L’humeur reste morose, et ces données n’auront pas pour effet de l’apaiser. Les Canadiens sont toujours préoccupés par l’ensemble des enjeux économiques, sociaux et géopolitiques réels et perçus. Or, les ménages et les décideurs ne peuvent probablement pas compter sur une répétition de cet instantané de 2023. Une multitude de facteurs liés à la pandémie expliquent les nombreux facteurs de la création des revenus et de la richesse, ainsi que les circonstances exceptionnelles qui ont modéré l’endettement. Puisque les facteurs pandémiques décrochent, l’accumulation de la richesse s’en remettra probablement aux facteurs fondamentaux.

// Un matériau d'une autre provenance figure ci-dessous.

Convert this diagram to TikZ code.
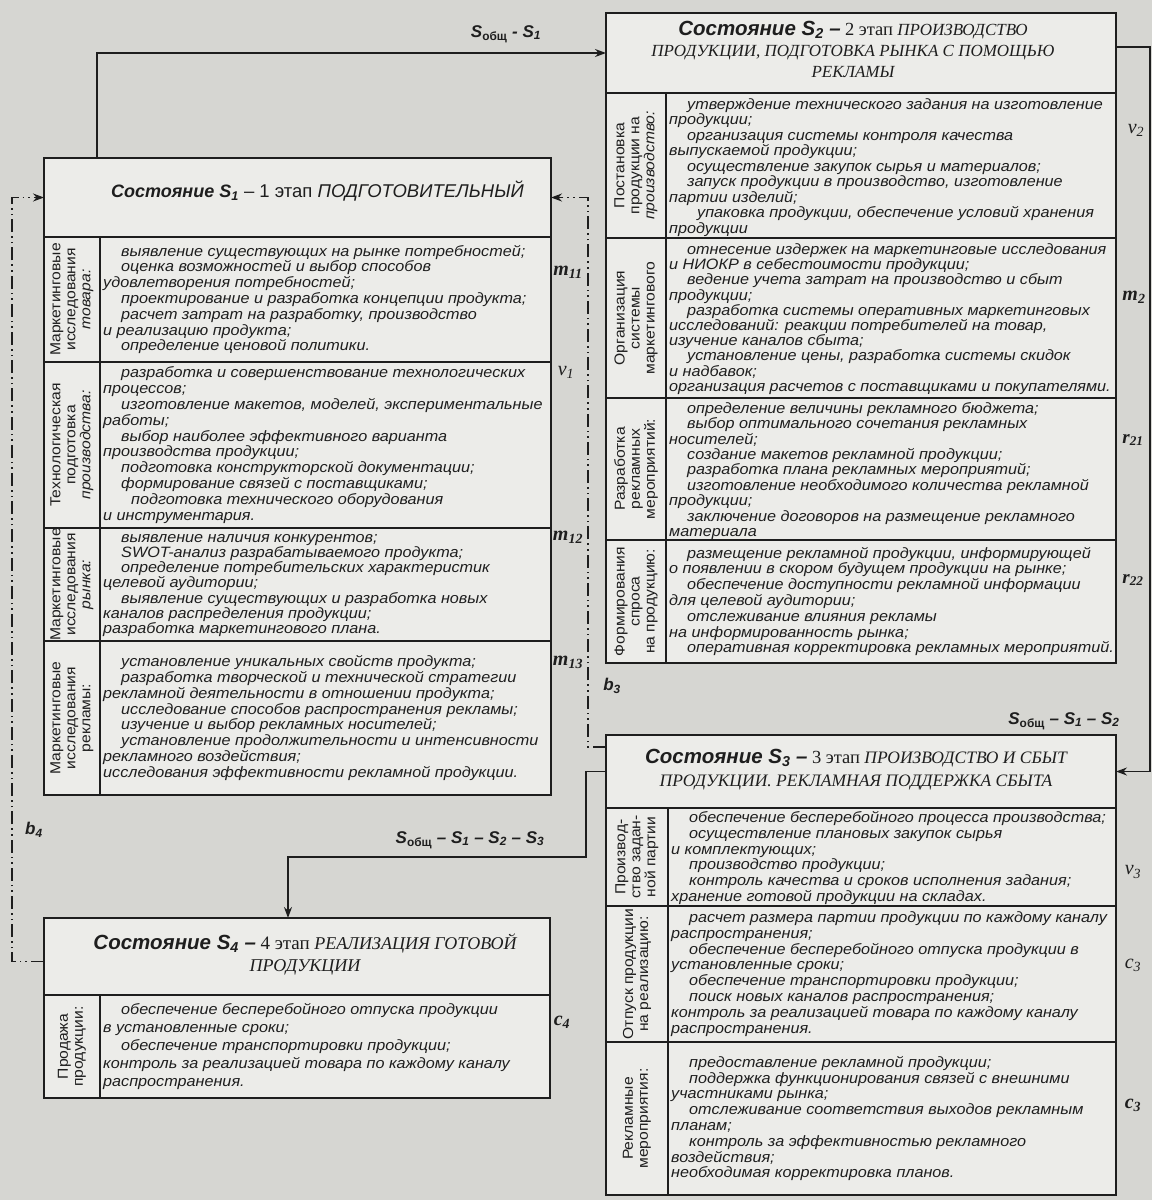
\documentclass[tikz,border=0pt]{standalone}
\usepackage{fontspec}
\setmainfont{Liberation Serif}
\setsansfont{Liberation Sans}
\newfontfamily\itf[FakeStretch=1.08]{Liberation Sans}
\usetikzlibrary{arrows.meta,calc}
\definecolor{paper}{RGB}{214,214,210}
\definecolor{boxbg}{RGB}{236,236,233}
\definecolor{ink}{RGB}{30,30,30}
\newcommand\ind{\hspace*{18pt}}
\newcommand\indd{\hspace*{28pt}}
\begin{document}
\begin{tikzpicture}[x=1pt,y=-1pt,
  cell/.style={draw=ink,line width=1.5pt,fill=boxbg,inner sep=0pt,outer sep=0pt,anchor=north west},
  ctext/.style={anchor=west,align=left,inner sep=0pt,text=ink,font=\itf\itshape\fontsize{15}{15.8}\selectfont},
  tight/.style={font=\itf\itshape\fontsize{15}{15.2}\selectfont},
  ltext/.style={rotate=90,align=center,inner sep=0pt,text=ink,font=\itf\fontsize{14.5}{15}\selectfont},
  htext/.style={align=center,inner sep=0pt,text=ink},
  rlab/.style={inner sep=0pt,text=ink,font=\rmfamily\itshape\fontsize{20}{20}\selectfont},
  mlab/.style={inner sep=0pt,text=ink,font=\rmfamily\bfseries\itshape\fontsize{20}{20}\selectfont},
  blab/.style={inner sep=0pt,text=ink,font=\sffamily\bfseries\itshape\fontsize{17}{17}\selectfont},
  flow/.style={draw=ink,line width=1.6pt,-{Stealth[length=11pt,width=8pt]}},
  dashflow/.style={draw=ink,line width=1.5pt,dash pattern=on 13pt off 4pt on 1.6pt off 4pt on 1.6pt off 4pt,-{Stealth[length=11pt,width=8pt]}}
]
\fill[paper] (0,0) rectangle (1152,1200);
\useasboundingbox (0,0) rectangle (1152,1200);

% ---------------- S1 ----------------
\node[cell,minimum width=507pt,minimum height=79pt] (S1h) at (44,158) {};
\node[cell,minimum width=56pt,minimum height=125pt] (S1al) at (44,237) {};
\node[cell,minimum width=451pt,minimum height=125pt] (S1a) at (100,237) {};
\node[cell,minimum width=56pt,minimum height=166pt] (S1bl) at (44,362) {};
\node[cell,minimum width=451pt,minimum height=166pt] (S1b) at (100,362) {};
\node[cell,minimum width=56pt,minimum height=113pt] (S1cl) at (44,528) {};
\node[cell,minimum width=451pt,minimum height=113pt] (S1c) at (100,528) {};
\node[cell,minimum width=56pt,minimum height=154pt] (S1dl) at (44,641) {};
\node[cell,minimum width=451pt,minimum height=154pt] (S1d) at (100,641) {};

\node[htext] (S1t) at ($(S1h.center)+(20,-6)$) {{\sffamily\bfseries\itshape\fontsize{18}{22}\selectfont Состояние S\textsubscript{1}}{\sffamily\fontsize{18.5}{22}\selectfont\ – 1 этап \textit{ПОДГОТОВИТЕЛЬНЫЙ}}};

\node[ltext] (S1alt) at (S1al.center) {Маркетинговые\\исследования\\\textit{товара:}};
\node[ltext] (S1blt) at (S1bl.center) {Технологическая\\подготовка\\\textit{производства:}};
\node[ltext] (S1clt) at (S1cl.center) {Маркетинговые\\исследования\\\textit{рынка:}};
\node[ltext] (S1dlt) at (S1dl.center) {Маркетинговые\\исследования\\рекламы:};

\node[ctext] (S1at) at ($(S1a.west)+(3,0)$) {\ind выявление существующих на рынке потребностей;\\
\ind оценка возможностей и выбор способов\\
удовлетворения потребностей;\\
\ind проектирование и разработка концепции продукта;\\
\ind расчет затрат на разработку, производство\\
и реализацию продукта;\\
\ind определение ценовой политики.};
\node[ctext] (S1bt) at ($(S1b.west)+(3,0)$) {\ind разработка и совершенствование технологических\\
процессов;\\
\ind изготовление макетов, моделей, экспериментальные\\
работы;\\
\ind выбор наиболее эффективного варианта\\
производства продукции;\\
\ind подготовка конструкторской документации;\\
\ind формирование связей с поставщиками;\\
\indd подготовка технического оборудования\\
и инструментария.};
\node[ctext,tight] (S1ct) at ($(S1c.west)+(3,1)$) {\ind выявление наличия конкурентов;\\
\ind SWOT-анализ разрабатываемого продукта;\\
\ind определение потребительских характеристик\\
целевой аудитории;\\
\ind выявление существующих и разработка новых\\
каналов распределения продукции;\\
разработка маркетингового плана.};
\node[ctext] (S1dt) at ($(S1d.west)+(3,0)$) {\ind установление уникальных свойств продукта;\\
\ind разработка творческой и технической стратегии\\
рекламной деятельности в отношении продукта;\\
\ind исследование способов распространения рекламы;\\
\ind изучение и выбор рекламных носителей;\\
\ind установление продолжительности и интенсивности\\
рекламного воздействия;\\
исследования эффективности рекламной продукции.};

\node[mlab] (m11) at (568,272) {m\textsubscript{11}};
\node[rlab] (v1) at (566,372) {v\textsubscript{1}};
\node[mlab] (m12) at (568,537) {m\textsubscript{12}};
\node[mlab] (m13) at (568,662) {m\textsubscript{13}};

% ---------------- S2 ----------------
\node[cell,minimum width=510pt,minimum height=80pt] (S2h) at (606,13) {};
\node[cell,minimum width=60pt,minimum height=145pt] (S2al) at (606,93) {};
\node[cell,minimum width=450pt,minimum height=145pt] (S2a) at (666,93) {};
\node[cell,minimum width=60pt,minimum height=160pt] (S2bl) at (606,238) {};
\node[cell,minimum width=450pt,minimum height=160pt] (S2b) at (666,238) {};
\node[cell,minimum width=60pt,minimum height=142pt] (S2cl) at (606,398) {};
\node[cell,minimum width=450pt,minimum height=142pt] (S2c) at (666,398) {};
\node[cell,minimum width=60pt,minimum height=123pt] (S2dl) at (606,540) {};
\node[cell,minimum width=450pt,minimum height=123pt] (S2d) at (666,540) {};

\node[htext,font=\rmfamily\itshape\fontsize{17}{21}\selectfont] (S2t) at ($(S2h.center)+(-8,-4)$) {{\upshape{\sffamily\bfseries\itshape\fontsize{20.5}{21}\selectfont Состояние S\textsubscript{2} –} {\fontsize{18.5}{21}\selectfont 2 этап}} ПРОИЗВОДСТВО\\ПРОДУКЦИИ, ПОДГОТОВКА РЫНКА С ПОМОЩЬЮ\\РЕКЛАМЫ};

\node[ltext] (S2alt) at (S2al.center) {Постановка\\продукции на\\\textit{производство:}};
\node[ltext] (S2blt) at (S2bl.center) {Организация\\системы\\маркетингового};
\node[ltext] (S2clt) at (S2cl.center) {Разработка\\рекламных\\мероприятий:};
\node[ltext] (S2dlt) at (S2dl.center) {Формирования\\спроса\\на продукцию:};

\node[ctext,font=\itf\itshape\fontsize{15}{15.5}\selectfont] (S2at) at ($(S2a.west)+(3,2)$) {\ind утверждение технического задания на изготовление\\
продукции;\\
\ind организация системы контроля качества\\
выпускаемой продукции;\\
\ind осуществление закупок сырья и материалов;\\
\ind запуск продукции в производство, изготовление\\
партии изделий;\\
\indd упаковка продукции, обеспечение условий хранения\\
продукции};
\node[ctext,tight] (S2bt) at ($(S2b.west)+(3,1)$) {\ind отнесение издержек на маркетинговые исследования\\
и НИОКР в себестоимости продукции;\\
\ind ведение учета затрат на производство и сбыт\\
продукции;\\
\ind разработка системы оперативных маркетинговых\\
исследований: реакции потребителей на товар,\\
изучение каналов сбыта;\\
\ind установление цены, разработка системы скидок\\
и надбавок;\\
организация расчетов с поставщиками и покупателями.};
\node[ctext,font=\itf\itshape\fontsize{15}{15.4}\selectfont] (S2ct) at ($(S2c.west)+(3,2)$) {\ind определение величины рекламного бюджета;\\
\ind выбор оптимального сочетания рекламных\\
носителей;\\
\ind создание макетов рекламной продукции;\\
\ind разработка плана рекламных мероприятий;\\
\ind изготовление необходимого количества рекламной\\
продукции;\\
\ind заключение договоров на размещение рекламного\\
материала};
\node[ctext] (S2dt) at ($(S2d.west)+(3,0)$) {\ind размещение рекламной продукции, информирующей\\
о появлении в скором будущем продукции на рынке;\\
\ind обеспечение доступности рекламной информации\\
для целевой аудитории;\\
\ind отслеживание влияния рекламы\\
на информированность рынка;\\
\ind оперативная корректировка рекламных мероприятий.};

\node[rlab] (v2) at (1136,130) {v\textsubscript{2}};
\node[mlab] (m2) at (1134,297) {m\textsubscript{2}};
\node[mlab,font=\rmfamily\bfseries\itshape\fontsize{19}{20}\selectfont] (r21) at (1133,440) {r\textsubscript{21}};
\node[mlab,font=\rmfamily\bfseries\itshape\fontsize{19}{20}\selectfont] (r22) at (1133,580) {r\textsubscript{22}};

% ---------------- S3 ----------------
\node[cell,minimum width=510pt,minimum height=73pt] (S3h) at (606,735) {};
\node[cell,minimum width=62pt,minimum height=98pt] (S3al) at (606,808) {};
\node[cell,minimum width=448pt,minimum height=98pt] (S3a) at (668,808) {};
\node[cell,minimum width=62pt,minimum height=136pt] (S3bl) at (606,906) {};
\node[cell,minimum width=448pt,minimum height=136pt] (S3b) at (668,906) {};
\node[cell,minimum width=62pt,minimum height=153pt] (S3cl) at (606,1042) {};
\node[cell,minimum width=448pt,minimum height=153pt] (S3c) at (668,1042) {};

\node[htext,font=\rmfamily\itshape\fontsize{17.5}{23}\selectfont] (S3t) at ($(S3h.center)+(-5,-2)$) {{\upshape{\sffamily\bfseries\itshape\fontsize{20.5}{21}\selectfont Состояние S\textsubscript{3} –} {\fontsize{18.5}{21}\selectfont 3 этап}} ПРОИЗВОДСТВО И СБЫТ\\ПРОДУКЦИИ. РЕКЛАМНАЯ ПОДДЕРЖКА СБЫТА};

\node[ltext] (S3alt) at (S3al.center) {Производ-\\ство задан-\\ной партии};
\node[ltext] (S3blt) at (S3bl.center) {Отпуск продукции\\на реализацию:};
\node[ltext] (S3clt) at (S3cl.center) {Рекламные\\мероприятия:};

\node[ctext] (S3at) at ($(S3a.west)+(3,1)$) {\ind обеспечение бесперебойного процесса производства;\\
\ind осуществление плановых закупок сырья\\
и комплектующих;\\
\ind производство продукции;\\
\ind контроль качества и сроков исполнения задания;\\
хранение готовой продукции на складах.};
\node[ctext] (S3bt) at ($(S3b.west)+(3,0)$) {\ind расчет размера партии продукции по каждому каналу\\
распространения;\\
\ind обеспечение бесперебойного отпуска продукции в\\
установленные сроки;\\
\ind обеспечение транспортировки продукции;\\
\ind поиск новых каналов распространения;\\
контроль за реализацией товара по каждому каналу\\
распространения.};
\node[ctext] (S3ct) at ($(S3c.west)+(3,0)$) {\ind предоставление рекламной продукции;\\
\ind поддержка функционирования связей с внешними\\
участниками рынка;\\
\ind отслеживание соответствия выходов рекламным\\
планам;\\
\ind контроль за эффективностью рекламного\\
воздействия;\\
необходимая корректировка планов.};

\node[rlab] (v3) at (1133,872) {v\textsubscript{3}};
\node[rlab] (c3a) at (1133,965) {c\textsubscript{3}};
\node[mlab] (c3b) at (1133,1105) {c\textsubscript{3}};

% ---------------- S4 ----------------
\node[cell,minimum width=506pt,minimum height=77pt] (S4h) at (44,918) {};
\node[cell,minimum width=56pt,minimum height=103pt] (S4al) at (44,995) {};
\node[cell,minimum width=450pt,minimum height=103pt] (S4a) at (100,995) {};

\node[htext,font=\rmfamily\itshape\fontsize{18}{22}\selectfont] (S4t) at ($(S4h.center)+(8,-2)$) {{\upshape{\sffamily\bfseries\itshape\fontsize{20.5}{21}\selectfont Состояние S\textsubscript{4} –} {\fontsize{19}{21}\selectfont 4 этап}} РЕАЛИЗАЦИЯ ГОТОВОЙ\\ПРОДУКЦИИ};

\node[ltext] (S4alt) at (S4al.center) {Продажа\\продукции:};
\node[ctext,font=\itf\itshape\fontsize{15}{18}\selectfont] (S4at) at ($(S4a.west)+(3,0)$) {\ind обеспечение бесперебойного отпуска продукции\\
в установленные сроки;\\
\ind обеспечение транспортировки продукции;\\
контроль за реализацией товара по каждому каналу\\
распространения.};
\node[mlab] (c4) at (562,1022) {c\textsubscript{4}};

% ---------------- connectors ----------------
\coordinate (S1top) at ($(S1h.north west)+(53,0)$);
\draw[flow] (S1top) |- (S2h.west);
\node[blab] (l12) at (506,34) {S\textsubscript{\upshape общ} - S\textsubscript{1}};

\coordinate (S2out) at ($(S2h.north east)+(0,34)$);
\coordinate (Ex) at (1150,0);
\draw[flow] (S2out) -- (S2out -| Ex) |- (S3h.east);
\node[blab] (l23) at (1064,721) {S\textsubscript{\upshape общ} – S\textsubscript{1} – S\textsubscript{2}};

\coordinate (Mx) at (586,857);
\coordinate (S4in) at ($(S4h.north west)+(244,0)$);
\draw[flow] (S3h.west) -| (Mx) -| (S4in);
\node[blab] (l34) at (470,840) {S\textsubscript{\upshape общ} – S\textsubscript{1} – S\textsubscript{2} – S\textsubscript{3}};

\coordinate (Lx) at (12,0);
\coordinate (S4back) at ($(S4h.west)+(0,5)$);
\draw[dashflow] (S4back) -- (S4back -| Lx) |- (S1h.west);
\node[blab] (b4) at (34,830) {b\textsubscript{4}};

\coordinate (Rx) at (588,0);
\coordinate (S3back) at ($(S3h.north west)+(0,12)$);
\draw[dashflow] (S3back) -- (S3back -| Rx) |- (S1h.east);
\node[blab] (b3) at (612,686) {b\textsubscript{3}};
\end{tikzpicture}
\end{document}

Il serait sage que les décideurs se consacrent à réparer certaines fissures, au lieu de nourrir le mécontentement généralisé. Une liste écourtée comprendrait les nouveaux programmes d’encouragement de l’épargne pour les locataires permanents, la modernisation du paysage des régimes de retraite privés et un meilleur ciblage des transferts des ménages à ceux qui sont les plus vulnérables. Il est également impératif de conforter les facteurs fondationnels de la création d’une richesse durable pour que les ménages canadiens puissent espérer un rappel (s’ils ont été témoins du premier numéro du spectacle).

1 Dans l’analyse précédente, nous avions utilisé les données des bilans du Système de comptabilité nationale (SCN), compte tenu de sa fréquence chronologique (trimestrielle), alors que la plus récente Enquête sur la sécurité financière (ESF) datait de 2019. Le SCN permet d’analyser les tendances macroéconomiques, alors qu’il est préférable de consulter l’ESF pour les points de vue microéconomiques sur les particuliers et les ménages. Toutes les valeurs du rapport sont exprimées en dollars constants de 2023. Les taux de croissance sont calculés d’après un taux annuel composé moyen de croissance entre les périodes de référence.